Joe Biden has broken away from the pack in South Carolina, maintaining a crucial early lead that could function as a failsafe for the former vice president’s primary campaign.
With the Iowa caucuses roughly two weeks away, the race in the Hawkeye State is knotted among four candidates: Biden, Sen. Bernie Sanders (I-Vt.), Sen. Elizabeth Warren (D-Mass.) and former South Bend, Ind., Mayor Pete Buttigieg.
And recent polls in New Hampshire and Nevada, the second and third states to vote, respectively, show a similar conundrum, with Biden competing for first place with at least one other candidate.
But he has largely broken away in South Carolina, the fourth early voting state and the first in which black voters make up a majority of the Democratic electorate.
A Fox News poll this month showed Biden leading the pack in the state with 36 percent support among likely Democratic primary voters, a more than 20-point lead over the second-place candidate, billionaire philanthropist Tom Steyer. Among black voters in the state, Biden registered 43 percent support, while Steyer notched 16 percent.
“Biden has the African American support here, and that support is not just wide; it’s deep,” said Antjuan Seawright, a South Carolina-based Democratic strategist.

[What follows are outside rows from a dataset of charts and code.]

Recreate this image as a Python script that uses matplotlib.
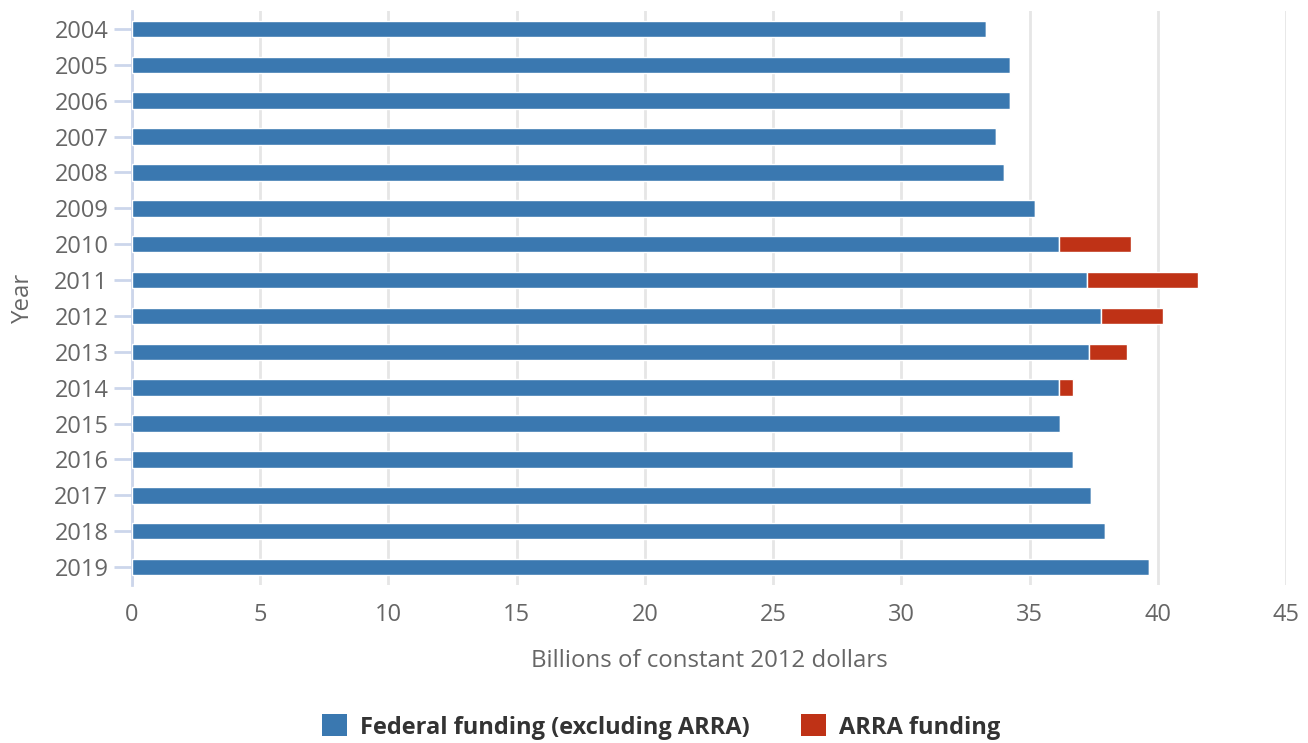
import matplotlib
matplotlib.use("Agg")
import matplotlib.pyplot as plt
from matplotlib.patches import Patch

years = ["2004", "2005", "2006", "2007", "2008", "2009", "2010", "2011",
         "2012", "2013", "2014", "2015", "2016", "2017", "2018", "2019"]
federal = [33.3, 34.25, 34.25, 33.7, 34.0, 35.2, 36.15, 37.25,
           37.8, 37.3, 36.15, 36.2, 36.7, 37.4, 37.95, 39.65]
arra = [0, 0, 0, 0, 0, 0, 2.8, 4.3, 2.4, 1.5, 0.55, 0, 0, 0, 0, 0]
x_ticks = [0, 5, 10, 15, 20, 25, 30, 35, 40, 45]

BLUE = "#3a78b0"
RED = "#bf3216"
GREY = "#666666"
AXIS = "#ccd6eb"

plt.rcParams["font.family"] = ["Open Sans", "DejaVu Sans"]

fig = plt.figure(figsize=(13.08, 7.43), dpi=100)
ax = fig.add_axes([132 / 1308, 1 - 585 / 743, (1286 - 132) / 1308, (585 - 11) / 743])

pos = list(range(len(years)))
h = 0.46
ax.barh(pos, federal, height=h, color=BLUE, edgecolor="white", linewidth=1, zorder=3)
ax.barh(pos, arra, left=federal, height=h, color=RED, edgecolor="white", linewidth=1, zorder=3)

ax.set_xlim(0, 45)
ax.set_ylim(len(years) - 0.5, -0.5)
ax.set_xticks(x_ticks)
ax.set_xticklabels([str(t) for t in x_ticks])
ax.set_yticks(pos)
ax.set_yticklabels(years)

ax.grid(axis="x", color="#e6e6e6", linewidth=2, zorder=0)
ax.grid(axis="y", visible=False)
for s in ["top", "right", "bottom"]:
    ax.spines[s].set_visible(False)
ax.spines["left"].set_color(AXIS)
ax.spines["left"].set_linewidth(2)

ax.tick_params(axis="y", length=13, width=2, color=AXIS, labelcolor=GREY, labelsize=17, pad=4)
ax.tick_params(axis="x", length=0, labelcolor=GREY, labelsize=17, pad=13)

ax.set_xlabel("Billions of constant 2012 dollars", color=GREY, fontsize=17.3, labelpad=16)
ax.set_ylabel("Year", color=GREY, fontsize=17.3, labelpad=14)

handles = [Patch(facecolor=BLUE, edgecolor="none", label="Federal funding (excluding ARRA)"),
           Patch(facecolor=RED, edgecolor="none", label="ARRA funding")]
leg = fig.legend(handles=handles, loc="center", bbox_to_anchor=(661 / 1308, 1 - 727 / 743),
                 ncol=2, frameon=False, handlelength=1.05, handleheight=1.05,
                 handletextpad=0.55, columnspacing=2.2,
                 prop={"family": ["Open Sans", "DejaVu Sans"], "weight": "bold", "size": 17})
for t in leg.get_texts():
    t.set_color("#333333")

fig.savefig("out.png", dpi=100)
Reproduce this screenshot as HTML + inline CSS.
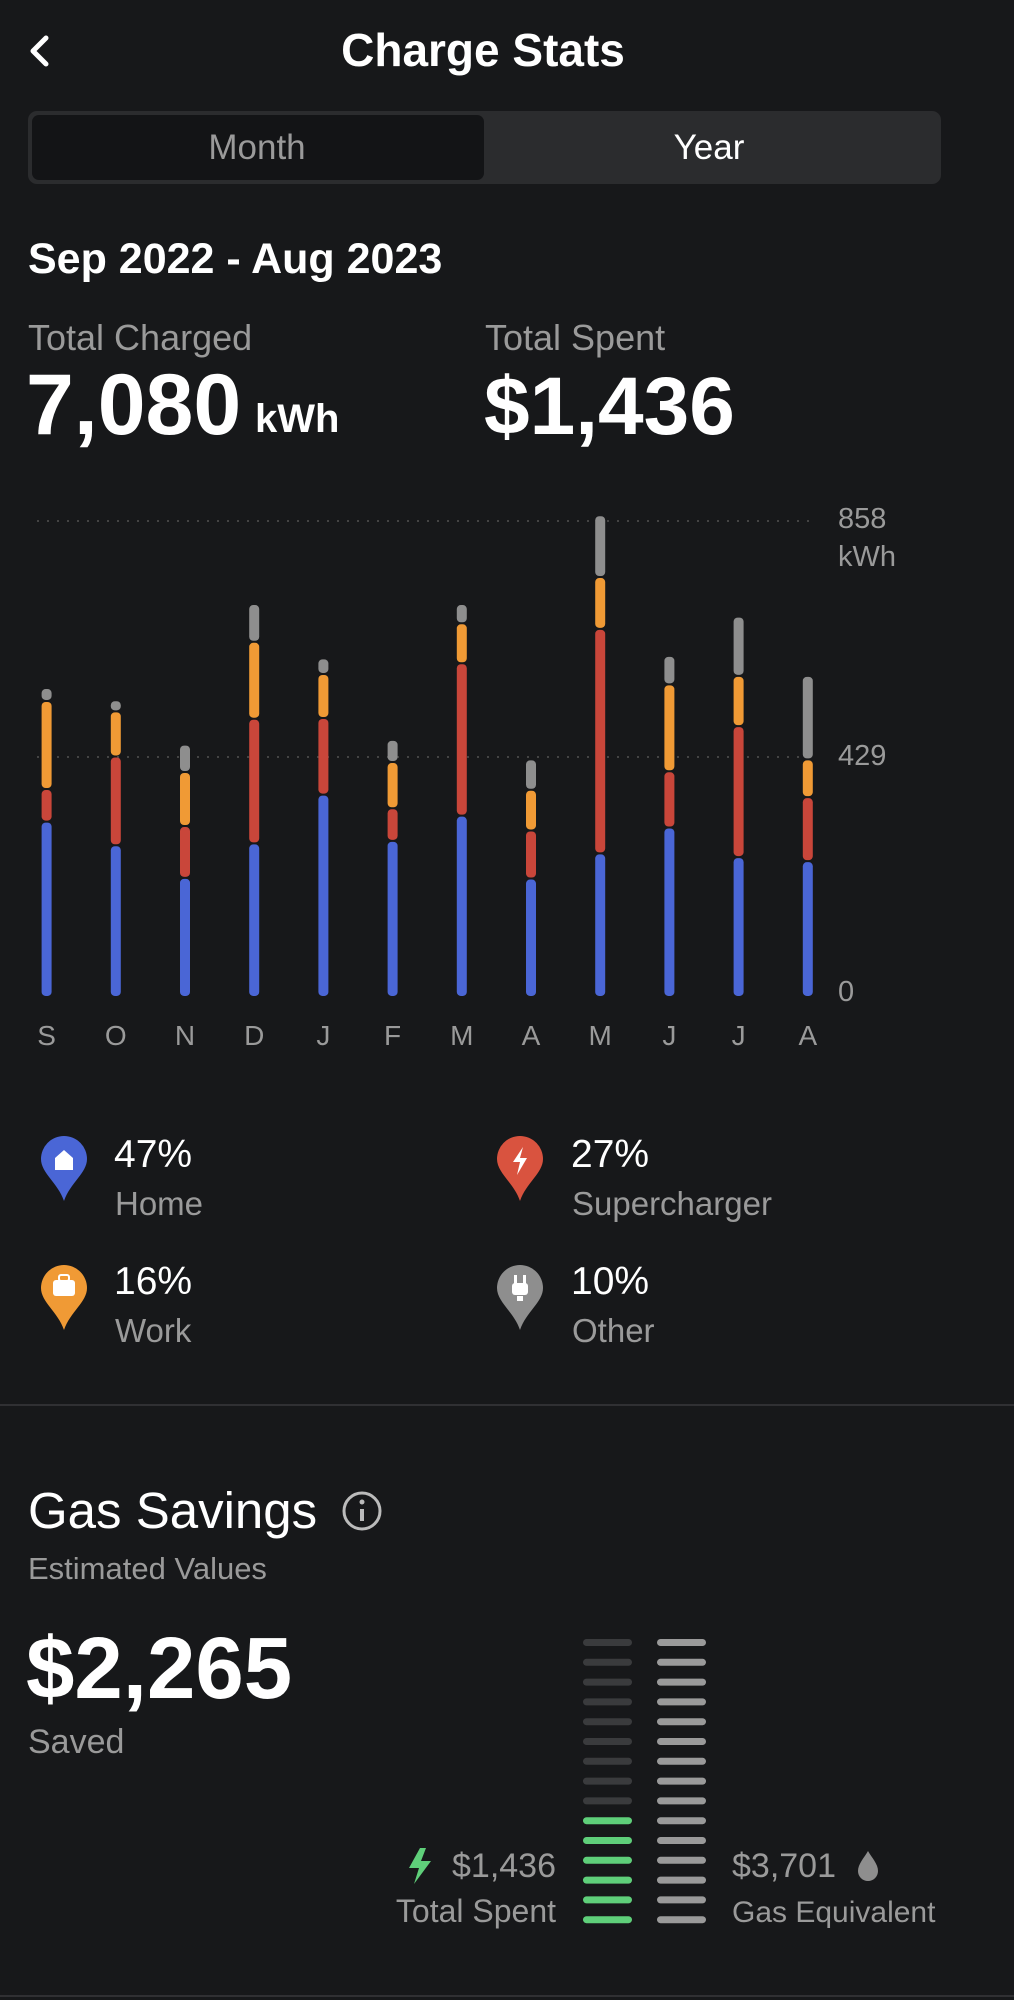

Biden’s lead in South Carolina could begin to collapse if he performs worse than expected in the first three states. But for now, his allies see the Palmetto State as a friendly territory for the former vice president that could act as a springboard for his campaign heading into Super Tuesday, when voters in 14 states, including California and Texas, will head to the polls.
That doesn’t remove pressure on Biden in other early primary and caucus states, said Caitlin Jewitt, an assistant professor of political science at Virginia Tech, since the South Carolina primary on Feb. 29 may be too long to wait in the nominating contest if he underperforms in Iowa and New Hampshire.
But Jewitt added that the Iowa caucuses and New Hampshire primaries could have less significance in 2020 than in years past when they traditionally acted as kingmakers.
“I think 2020 has the potential to be different, in large part because we have four candidates who are neck and neck in Iowa,” Jewitt said. “It’s also possible that a different candidate wins Iowa and New Hampshire. If that happens, we don’t necessarily have a front-runner.”
Jewitt said that such a circumstance would make South Carolina even more important for Biden.
“If he can win South Carolina by big margins, then that’s good media coverage the day or two before Super Tuesday,” Jewitt said.
Bernice Scott, a former Richland County councilwoman and the founder of the activist group Reckoning Crew, which has endorsed Biden, said that the former vice president’s support in South Carolina owes in part to years of politicking in the state, even before former President Obama tapped him as his running mate in 2008.
Unlike other candidates, she said, Biden is a known quantity in South Carolina — and his relationship with Obama certainly doesn’t hurt.
South Carolina’s significant African American population sets it apart from other early primary and caucus states, such as Iowa and New Hampshire, which are predominantly white.
“You have to build relationships, and over the years, not only with President Obama, Vice President Biden has always been an advocate for rural communities and people of color,” Scott said. “Not only black people but everybody.”
Biden’s outsize lead in South Carolina has made him a key target for rival campaigns, including that of Sanders, who gained the lead in a landmark poll of Iowa Democratic caucusgoers this month and is seen as one of Biden’s fiercest rivals.
In an op-ed published this week in The State newspaper, Nina Turner, a former Democratic state senator in Ohio and co-chairwoman of Sanders’s campaign, argued that Biden had “repeatedly betrayed black voters to side with Republican lawmakers and undermine our progress.”
“In standing with Sanders over Biden, we will declare that we are not going backward — we are going forward into a future of empowerment and equality for all,” Turner wrote, pointing to Biden’s past support for so-called “tough on crime” legislation and a 2005 bill tightening bankruptcy rules as evidence that he had worked against the interests of black voters.
Scott scoffed at Turner’s claims, suggesting it was condescending to black voters in South Carolina.
“A black woman who doesn’t live in South Carolina is telling black people what they should or shouldn’t do?” Scott asked. “We don’t play that game here.”
To be sure, the state of the race remains fluid, and even Biden’s allies concede that South Carolina isn’t foolproof. In the Fox News poll this month, nearly half of the respondents surveyed — 48 percent — said they could still change their minds on who they will support before the primary.
Even so, Biden appears to have the firmest support in the state. Fifty-nine percent of those voters who are supporting the former vice president said they will definitely vote for him, while only 39 percent said it’s possible that they’ll change their mind, according to the Fox News poll.
“I wouldn’t say he’s got a lock on it, but I think he’s well positioned to come up first, minus any stumbles or bumps or bruises,” Seawright, the Democratic strategist, said.
Biden is expected to travel to South Carolina on Monday for a Martin Luther King Jr. Day rally at the statehouse in Columbia, an annual event that has become a key stop for Democratic presidential candidates.
He won’t be alone, however. Sanders is also set to attend the rally.